Benjamin Rush (picture), an American physician and political and social reformer, was born in Philadelphia on January 4, 1746 and died on April 19, 1813. He challenged many established theories and sought new ways of combating illness. He pioneered in military hygiene and the treatment of mental illness, writing the first American text on the subject: Medical Inquiries and Observations upon the Diseases of the Mind (1812).

As a social reformer, he fought for better education for women and the abolition of slavery and capital punishment. A political activist, he was a signer of the Declaration of Independence and served on the ratifying convention in Pennsylvania for the new federal constitution. From 1797 on, Rush was treasurer of the U.S. Mint. Rush Medical College, now affiliated with the University of Chicago, was so named in honor of Benjamin Rush, one of the most successful physicians of 18th century America.

His approach to philosophy was determined by his medical profession, especially his experiences in psychiatry. He was mainly interested in investigating the effects of physical causes on the mind and the effects of psychic changes in the body. His Inquiry Upon Physical Causes Upon the Moral Faculty (1786) and Medical Inquiries and Observations Upon the Diseases of the Mind, mentioned above, were for a long time considered standard works on psychiatry. Rush energetically advocated human understanding of mentally ill people and he also advocated humane treatment of criminals. However, his philanthropy did not imply any laxity in moral principles.

Rush was firmly convinced that science and religion are in harmony, that ethics is founded upon the Christian faith, and he untiringly protested against any materialistic interpretation of the results of his psychological research. It was on religious grounds that Rush became an ardent American patriot, a revolutionary fighter, and a defender of popular government. He was an intimate friend of Thomas Paine who owed the title of his pamphlet Common Sense to Rush's suggestion. Rush was no deist but a Christian who was politically closely allied with Paine, together with whom he even challenged the authority of George Washington. His religious and political ideas made Rush a supporter of the advancement of learning and the improvement of public education. He actively participated in the foundation of colleges and elementary schools, always confident that the increase of knowledge would strengthen democracy and religious belief.

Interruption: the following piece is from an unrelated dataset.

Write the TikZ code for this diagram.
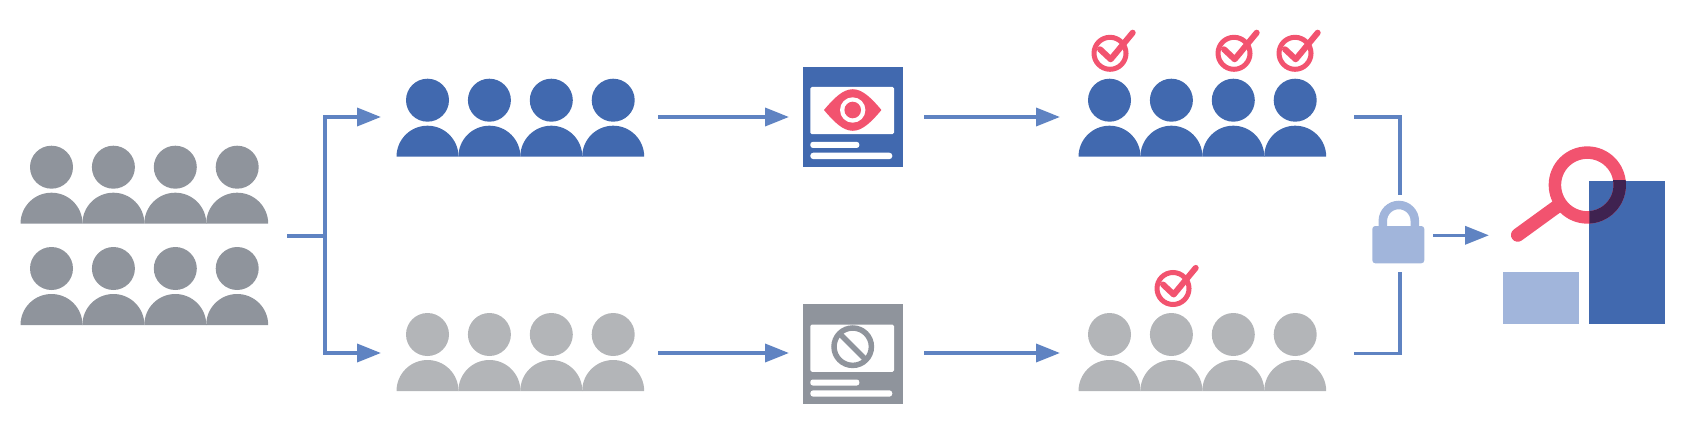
\documentclass[tikz,border=0pt]{standalone}
\usetikzlibrary{arrows.meta}
\definecolor{blueA}{HTML}{4169AF}
\definecolor{blueB}{HTML}{A1B5DB}
\definecolor{lineA}{HTML}{5F83C2}
\definecolor{greyA}{HTML}{8F949C}
\definecolor{greyB}{HTML}{B3B5B8}
\definecolor{redA}{HTML}{F2536F}
\definecolor{darkA}{HTML}{3F2250}
\tikzset{
	flow/.style={draw=lineA, line width=3.6pt, -{Triangle[length=24pt,width=18pt]}},
	rail/.style={draw=lineA, line width=3.6pt}}
\newcommand{\crowd}[3]{% left end, base line, colour
	\foreach \i in {0,1,2,3} {
		\fill[#3] ({#1+31+61.9*\i},{#2+56.5}) circle (21.5);
		\fill[#3] ({#1+61.9*\i},#2) arc[start angle=180, end angle=0, radius=31] -- cycle;
	}}
\newcommand{\tick}[2]{% circle centre
	\draw[redA, line width=5pt] (#1,#2) circle (16);
	\draw[redA, line width=6pt, line cap=round, line join=round] ({#1-10},{#2+4}) -- ({#1+0.7},{#2-6}) -- ({#1+22.7},{#2+20.6});}
\newcommand{\page}[3]{% upper left corner, colour
	\fill[#3] (#1,#2) rectangle ++(100,-100);
	\fill[white, rounded corners=1.5pt] ({#1+7.6},{#2-20.3}) rectangle ++(83.7,-47.2);
	\fill[white, rounded corners=2.5pt] ({#1+7.6},{#2-75.2}) rectangle ++(49,-6);
	\fill[white, rounded corners=3pt] ({#1+7.6},{#2-86}) rectangle ++(82,-6.4);}
\begin{document}
\begin{tikzpicture}[x=1pt, y=1pt]
\useasboundingbox (0,0) rectangle (1694,424);
\crowd{20.5}{200.3}{greyA} % all people
\crowd{20.5}{99}{greyA}
\crowd{396.5}{267.3}{blueA} % shown
\crowd{396.5}{33}{greyB} % not shown
\crowd{1078.5}{267.3}{blueA}
\crowd{1078.5}{33}{greyB}
\tick{1110}{370.7}
\tick{1234}{370.7}
\tick{1295}{370.7}
\tick{1173}{135.5}
\page{802.7}{357.3}{blueA}
\page{802.7}{119.7}{greyA}
% eye
\fill[redA] (824,314) .. controls (834,326) and (843,334.8) .. (852.7,334.8) .. controls (862.4,334.8) and (871.4,326) .. (881.4,314) .. controls (871.4,302) and (862.4,293.2) .. (852.7,293.2) .. controls (843,293.2) and (834,302) .. (824,314) -- cycle;
\fill[white] (852.7,314) circle (12.7);
\fill[redA] (852.7,314) circle (8.3);
% no entry sign
\draw[greyA, line width=5.5pt] (852.7,77.3) circle (18.7);
\draw[greyA, line width=5.5pt] (839.5,90.5) -- (865.9,64.1);
% connectors
\coordinate (start) at (287,188.3);
\coordinate (fork) at (325,188.3);
\coordinate (upA) at (325,307);
\coordinate (upB) at (381,307);
\coordinate (lowA) at (325,71);
\coordinate (lowB) at (381,71);
\draw[rail] (start) -- (fork);
\draw[flow] (fork) -- (upA) -- (upB);
\draw[flow] (fork) -- (lowA) -- (lowB);
\coordinate (crowdUp) at (658,307);
\coordinate (pageUpIn) at (789,307);
\coordinate (pageUpOut) at (924,307);
\coordinate (doneUp) at (1060,307);
\coordinate (crowdLow) at (658,71);
\coordinate (pageLowIn) at (789,71);
\coordinate (pageLowOut) at (924,71);
\coordinate (doneLow) at (1060,71);
\draw[flow] (crowdUp) -- (pageUpIn);
\draw[flow] (pageUpOut) -- (doneUp);
\draw[flow] (crowdLow) -- (pageLowIn);
\draw[flow] (pageLowOut) -- (doneLow);
\coordinate (lockUp) at (1399.7,229);
\coordinate (lockLow) at (1399.7,152.3);
\coordinate (joinUp) at (1354,307.3);
\coordinate (joinLow) at (1354,70.7);
\draw[rail] (joinUp) -| (lockUp);
\draw[rail] (joinLow) -| (lockLow);
\coordinate (lockOut) at (1433,188.7);
\coordinate (lensIn) at (1489,188.7);
\draw[flow] (lockOut) -- (lensIn);
% lock
\fill[blueB, rounded corners=3pt] (1372.3,160.7) rectangle (1424.3,198);
\draw[blueB, line width=8.5pt] (1382.8,198) -- (1382.8,203) arc[start angle=180, end angle=0, radius=16] -- (1414.8,198);
% bars
\fill[blueB] (1503.3,100) rectangle (1578.7,152.3);
\fill[blueA] (1589.3,100) rectangle (1665,243.3);
% magnifier
\draw[redA, line width=13.5pt, line cap=round] (1517.7,189) -- (1556.7,217.3);
\draw[redA, line width=12.5pt] (1587.3,239) circle (32.4);
\begin{scope}
\clip (1589.3,100) rectangle (1665,243.3);
\draw[darkA, line width=12.5pt] (1587.3,239) circle (32.4);
\end{scope}
\end{tikzpicture}
\end{document}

A member of the American Philosophical Society, Rush manifested varied interests in science, philosophy and religion, expressing them in his Essays, Literary, Medical and Philosophical (1798). As to the role of religion in human affairs, Rush's profundity can best be conveyed by a direct quote from his Three Lectures upon Animal Life (1799): "Man is as naturally a religious, as he is a social and domestic animal; and the same violence is done to his mental faculties, by robbing him of a belief in God, that is done by dooming him to live in a cell, deprived of the objects and pleasures of social and domestic life."